También recuerdo (eso sí, hace unos 12 años) cuando formaba parte de una brigada estudiantil en la primera furia cubana contra el Aedes Aegypti, que como parte de nuestro pesquisaje rutinario debíamos incluir la visita al edificio, casa por casa.
Allí, aunque era muy joven para darle importancia, me percaté del severo deterioro que carcomía vivo al inmueble. La mayoría de los apartamentos no se encontraban habitados y la totalidad de los cristales que conformaban los ventanales de los vestíbulos estaban destrozados, como si alguien se hubiera dado a la tarea de apedrearlos uno por uno.
Actualmente, como sede del MINSAP y de la agencia estatal de noticias Prensa Latina, el edificio denota una división muy sugerente de lo que importa y lo que no en la isla. La base horizontal del inmueble, destinada exclusivamente a lo gubernamental, parece un edificio totalmente distinto y deslindado de su “porción fea”: la torre residencial.
Mientras los primeros pisos ostentan feroces máquinas de aire acondicionado, cristales, pintura uniforme y carpintería renovada, el resto diseñado para viviendas se encuentra camino a la ruina y en un estado a punto de lo insalvable.
Arbustos que despuntan de los balcones descascarados, bloques expuestos, maderas marchitas y huecas por la humedad generalizada que también corroe las columnas y vigas, y la permanencia a la intemperie de las estructuras de hierro (cabillas) que soportan los techos son algunos que los rasgos que se vislumbran con facilidad desde la misma calle 23.
“Todo tiene un momento en que es posible arreglarlo” dijo una vez ese grande de la arquitectura cubana Mario Coyula.
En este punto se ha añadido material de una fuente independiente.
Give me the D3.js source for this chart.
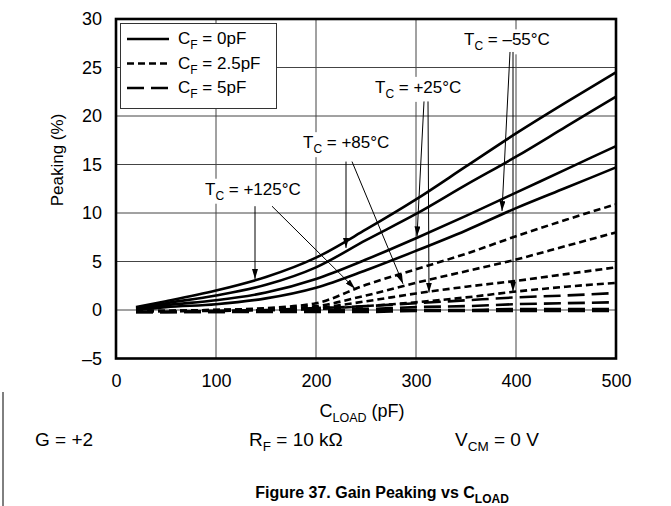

Si se deja pasar el tiempo -advirtió- ya no vale la pena, desde el punto de vista económico, la restauración.
Todavía nos queda la cicatriz palpitante del portentoso Alaska, derruido tras décadas de abandono y reutilizado hoy como parqueo del ICRT, ello a poquísimos metros del MINSAP. Pero no me conformo, como no debería nadie, con que esta bella obra de Quintana sufra el mismo destino.
Necesita romperse, desde ya, la indolencia hecha norma y abrirse, para siempre, los ojos y oídos de los que sí pueden hacer algo.